1. Functions on Indexed Columns

-- This CANNOT use an index on created_at:
WHERE YEAR(created_at) = 2026
WHERE LOWER(email) = 'user@example.com'
WHERE amount * 1.1 > 100

-- Fix: rewrite to keep the column bare
WHERE created_at >= '2026-01-01' AND created_at < '2027-01-01'

-- Or create an expression index:
CREATE INDEX idx_users_email_lower ON users(LOWER(email));

2. Indexing Low-Cardinality Columns

-- Bad: boolean column with only 2 possible values
CREATE INDEX idx_users_active ON users(is_active);
-- The index doesn't help much: 50% of rows match each value
-- The planner will choose a sequential scan anyway

-- Better: partial index if you only query one side
CREATE INDEX idx_users_active ON users(created_at) WHERE is_active = true;

3. Over-Indexing

Every index slows down INSERT, UPDATE, and DELETE operations because the database must update every affected index. A table with 15 indexes means every single write operation triggers 15 index updates.

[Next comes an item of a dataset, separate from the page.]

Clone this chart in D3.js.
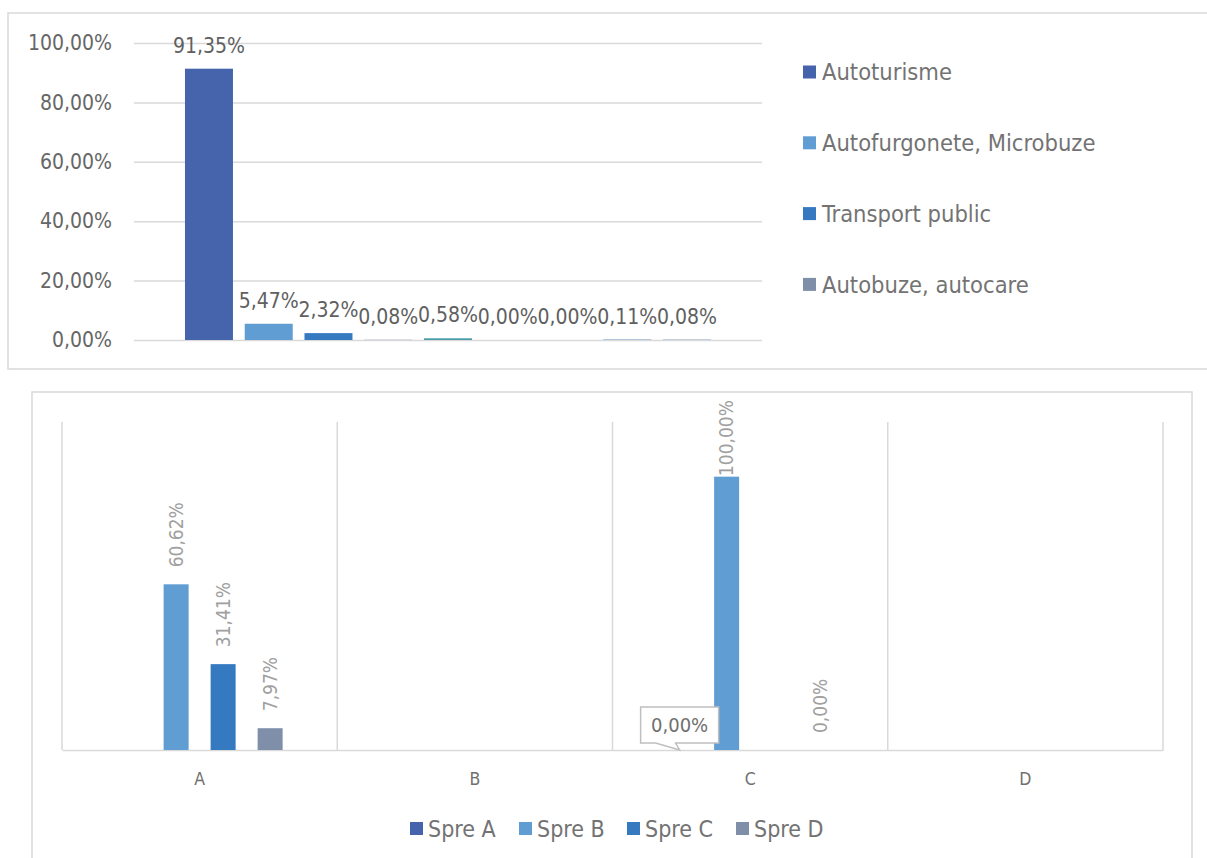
<!DOCTYPE html>
<html>
<head>
<meta charset="utf-8">
<script src="https://cdn.jsdelivr.net/npm/d3@7"></script>
<style>
  html, body { margin: 0; padding: 0; background: #fff; }
  svg { display: block; }
  text { font-family: 'DejaVu Sans Condensed', 'DejaVu Sans', sans-serif; font-stretch: condensed; }
</style>
</head>
<body>
<svg id="chart" width="1207" height="858"></svg>
<script>
// ---- Top chart: share of vehicle types ----
const topValues = [91.35, 5.47, 2.32, 0.08, 0.58, 0.00, 0.00, 0.11, 0.08];
const topColors = ["#4664ac", "#609dd2", "#357ac0", "#7f8fa9", "#4b9ea8", "#8faadc", "#a5a5a5", "#2a609a", "#1f4e86"];
const topLegend = ["Autoturisme", "Autofurgonete, Microbuze", "Transport public", "Autobuze, autocare"];
const topTicks = [0, 20, 40, 60, 80, 100];

// ---- Bottom chart: destination split per category ----
const categories = ["A", "B", "C", "D"];
const seriesNames = ["Spre A", "Spre B", "Spre C", "Spre D"];
const spreA = [null, null, 0.00, null];
const spreB = [60.62, null, 100.00, null];
const spreC = [31.41, null, null, null];
const spreD = [7.97, null, 0.00, null];
const seriesColors = ["#4664ac", "#609dd2", "#357ac0", "#7f8fa9"];
// the label drawn as a boxed callout
const callout = { series: "Spre A", category: "C" };

const ro = d3.formatLocale({ decimal: ",", thousands: ".", grouping: [3], currency: ["", ""] });
const pct = v => ro.format(".2f")(v) + "%";

const svg = d3.select("#chart");
const grid = "#d9d9d9";

// ================= TOP CHART =================
svg.append("rect").attr("x", 8).attr("y", 13).attr("width", 1230).attr("height", 356)
  .attr("fill", "#fff").attr("stroke", grid).attr("stroke-width", 1.5);

const tp = { left: 134, right: 762, top: 43, bottom: 340 };
const yTop = d3.scaleLinear().domain([0, 100]).range([tp.bottom, tp.top]);
const xTop = d3.scaleBand().domain(d3.range(topValues.length))
  .range([tp.left, tp.right]).paddingInner(0.197).paddingOuter(0.853);

const yAxisTop = svg.append("g").attr("transform", `translate(${tp.left},0)`)
  .call(d3.axisLeft(yTop).tickValues(topTicks).tickFormat(pct)
    .tickSize(-(tp.right - tp.left)).tickPadding(22));
yAxisTop.select(".domain").remove();
yAxisTop.selectAll(".tick line").attr("stroke", grid).attr("stroke-width", 1.5);
yAxisTop.selectAll(".tick text").attr("fill", "#666").style("font-size", "21px");

svg.append("g").selectAll("rect").data(topValues).join("rect")
  .attr("x", (d, i) => xTop(i)).attr("width", xTop.bandwidth())
  .attr("y", d => yTop(d)).attr("height", d => yTop(0) - yTop(d))
  .attr("fill", (d, i) => topColors[i]);

svg.append("g").selectAll("text").data(topValues).join("text")
  .attr("x", (d, i) => xTop(i) + xTop.bandwidth() / 2)
  .attr("y", d => yTop(d) - 16)
  .attr("text-anchor", "middle").attr("fill", "#606060").style("font-size", "21px")
  .text(pct);

const legTop = svg.append("g").selectAll("g").data(topLegend).join("g")
  .attr("transform", (d, i) => `translate(803,${72 + i * 70.8})`);
legTop.append("rect").attr("x", 0).attr("y", -6.5).attr("width", 13).attr("height", 13)
  .attr("fill", (d, i) => topColors[i]);
legTop.append("text").attr("x", 19).attr("y", 0).attr("dy", "0.36em")
  .attr("fill", "#737373").style("font-size", "23.5px").text(d => d);

// ================= BOTTOM CHART =================
svg.append("rect").attr("x", 32).attr("y", 392).attr("width", 1160).attr("height", 500)
  .attr("fill", "#fff").attr("stroke", grid).attr("stroke-width", 1.5);

const bp = { left: 62, right: 1163, top: 422, bottom: 750 };
const xCat = d3.scaleBand().domain(categories).range([bp.left, bp.right]);
const xSer = d3.scaleBand().domain(seriesNames).range([0, xCat.bandwidth()])
  .paddingInner(0.468).paddingOuter(1.162);
const yBot = d3.scaleLinear().domain([0, 120]).range([bp.bottom, bp.top]);

// vertical separators between categories
const seps = categories.map(c => xCat(c)).concat([bp.right]);
svg.append("g").selectAll("line").data(seps).join("line")
  .attr("x1", d => d).attr("x2", d => d).attr("y1", bp.top).attr("y2", bp.bottom)
  .attr("stroke", grid).attr("stroke-width", 1.5);

const xAxis = svg.append("g").attr("transform", `translate(0,${bp.bottom})`)
  .call(d3.axisBottom(xCat).tickSize(0).tickPadding(23));
xAxis.select(".domain").attr("stroke", grid).attr("stroke-width", 1.5);
xAxis.selectAll(".tick text").attr("fill", "#707070").style("font-size", "17.5px");

const rows = [];
const cols = [spreA, spreB, spreC, spreD];
categories.forEach((c, ci) => seriesNames.forEach((s, si) => {
  const v = cols[si][ci];
  if (v !== null) rows.push({ c, s, v, color: seriesColors[si] });
}));

svg.append("g").selectAll("rect").data(rows).join("rect")
  .attr("x", d => xCat(d.c) + xSer(d.s)).attr("width", xSer.bandwidth())
  .attr("y", d => yBot(d.v)).attr("height", d => yBot(0) - yBot(d.v))
  .attr("fill", d => d.color);

// rotated value labels, kept inside the plot area
const rotRows = rows.filter(d => !(d.s === callout.series && d.c === callout.category));
const rl = svg.append("g").selectAll("text").data(rotRows).join("text")
  .attr("text-anchor", "start").attr("fill", "#a0a0a0").style("font-size", "19px")
  .text(d => pct(d.v));
rl.each(function(d) {
  const len = this.getComputedTextLength();
  const cx = xCat(d.c) + xSer(d.s) + xSer.bandwidth() / 2;
  const start = Math.max(yBot(d.v) - 17, bp.top - 22 + len);
  d3.select(this).attr("transform", `translate(${cx},${start}) rotate(-90)`).attr("dy", "0.36em");
});

// boxed callout label
rows.filter(d => d.s === callout.series && d.c === callout.category).forEach(d => {
  const tx = xCat(d.c) + xSer(d.s) + xSer.bandwidth() / 2;
  const ty = yBot(d.v);
  const g = svg.append("g");
  const bx = tx - 39, by = ty - 43, bw = 78, bh = 36;
  const path = `M${bx},${by} H${bx + bw} V${by + bh} H${tx - 4} L${tx},${ty} L${tx - 24},${by + bh} H${bx} Z`;
  g.append("path").attr("d", path).attr("fill", "#fff").attr("stroke", "#bfbfbf").attr("stroke-width", 1.5);
  g.append("text").attr("x", bx + bw / 2).attr("y", by + bh / 2).attr("dy", "0.36em")
    .attr("text-anchor", "middle").attr("fill", "#707070").style("font-size", "20px")
    .text(pct(d.v));
});

// bottom legend
const legX = [410, 519, 627, 736];
const legBot = svg.append("g").selectAll("g").data(seriesNames).join("g")
  .attr("transform", (d, i) => `translate(${legX[i]},828.5)`);
legBot.append("rect").attr("x", 0).attr("y", -6.5).attr("width", 13).attr("height", 13)
  .attr("fill", (d, i) => seriesColors[i]);
legBot.append("text").attr("x", 18).attr("y", 0).attr("dy", "0.36em")
  .attr("fill", "#737373").style("font-size", "23px").text(d => d);
</script>
</body>
</html>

Only create indexes that serve actual query patterns.

4. Implicit Type Casting

-- Column user_id is INTEGER, but you pass a string:
WHERE user_id = '42'
-- PostgreSQL may cast and still use the index, but MySQL often will not.
-- Always match types exactly.

EXPLAIN ANALYZE: Reading the Execution Plan

Here is a real optimization walkthrough. Suppose you have this slow query:

EXPLAIN ANALYZE
SELECT o.id, o.total_amount, c.name
FROM orders o
JOIN customers c ON c.id = o.customer_id
WHERE o.status = 'pending'
  AND o.created_at > '2026-01-01'
ORDER BY o.created_at DESC
LIMIT 20;

-- BEFORE optimization:
-- Sort  (cost=45123.45..45123.50 rows=20)
--   Sort Key: o.created_at DESC
--   Sort Method: top-N heapsort  Memory: 27kB
--   -> Hash Join  (cost=1234.56..45000.00 rows=48576)
--        Hash Cond: (o.customer_id = c.id)
--        -> Seq Scan on orders o  (cost=0.00..43210.00 rows=48576)
--              Filter: ((status = 'pending') AND (created_at > '2026-01-01'))
--              Rows Removed by Filter: 9951424
--        -> Hash  (cost=1000.00..1000.00 rows=50000)
--              -> Seq Scan on customers c
-- Planning Time: 0.234 ms
-- Execution Time: 892.456 ms

The bottleneck is the Seq Scan on orders — examining 10 million rows. Let us fix it:

-- Create a targeted composite index:
CREATE INDEX idx_orders_status_created ON orders(status, created_at DESC)
  INCLUDE (total_amount, customer_id);

-- AFTER optimization:
-- Limit  (cost=0.56..45.23 rows=20)
--   -> Nested Loop  (cost=0.56..109.45 rows=48576)
--        -> Index Only Scan Backward using idx_orders_status_created on orders o
--              Index Cond: ((status = 'pending') AND (created_at > '2026-01-01'))
--              Heap Fetches: 0
--        -> Index Scan using customers_pkey on customers c
--              Index Cond: (id = o.customer_id)
-- Planning Time: 0.187 ms
-- Execution Time: 0.342 ms

From 892ms to 0.3ms — a 2,600x improvement. The key changes: the composite index matches the WHERE + ORDER BY, and the INCLUDE clause makes it a covering index (Index Only Scan, zero heap fetches).

Index Type Cheat Sheet

Index Type Best For Supports Range Supports Sort Size
B-tree (default) Almost everything Yes Yes Medium
Hash Equality-only lookups No No Small
GIN Full-text search, arrays, JSONB No No Large
GiST Geospatial, range types, nearest-neighbor Yes No Medium
BRIN Large tables with natural ordering (timestamps) Yes No Tiny
Partial Queries targeting a small subset of rows Depends on base type Depends on base type Tiny
Covering Avoiding heap fetches for known queries Yes (B-tree) Yes (B-tree) Larger

Key Takeaways

  • Always check EXPLAIN ANALYZE before and after adding indexes — do not guess
  • Column order in composite indexes matters — equality columns first, range columns last
  • Covering indexes eliminate heap fetches — use INCLUDE for frequently selected columns
  • Partial indexes save space and speed — index only the rows you actually query
  • Audit unused indexes regularly — every index has a write cost
  • Never apply functions to indexed columns in WHERE clauses — use expression indexes instead
  • B-tree is the right choice 95% of the time — only reach for specialized types when you have a specific need

The difference between a junior and senior database engineer is not knowing that indexes exist — it is knowing which index to create, in what order, with which columns included. Master these fundamentals and you will never fear a slow query again.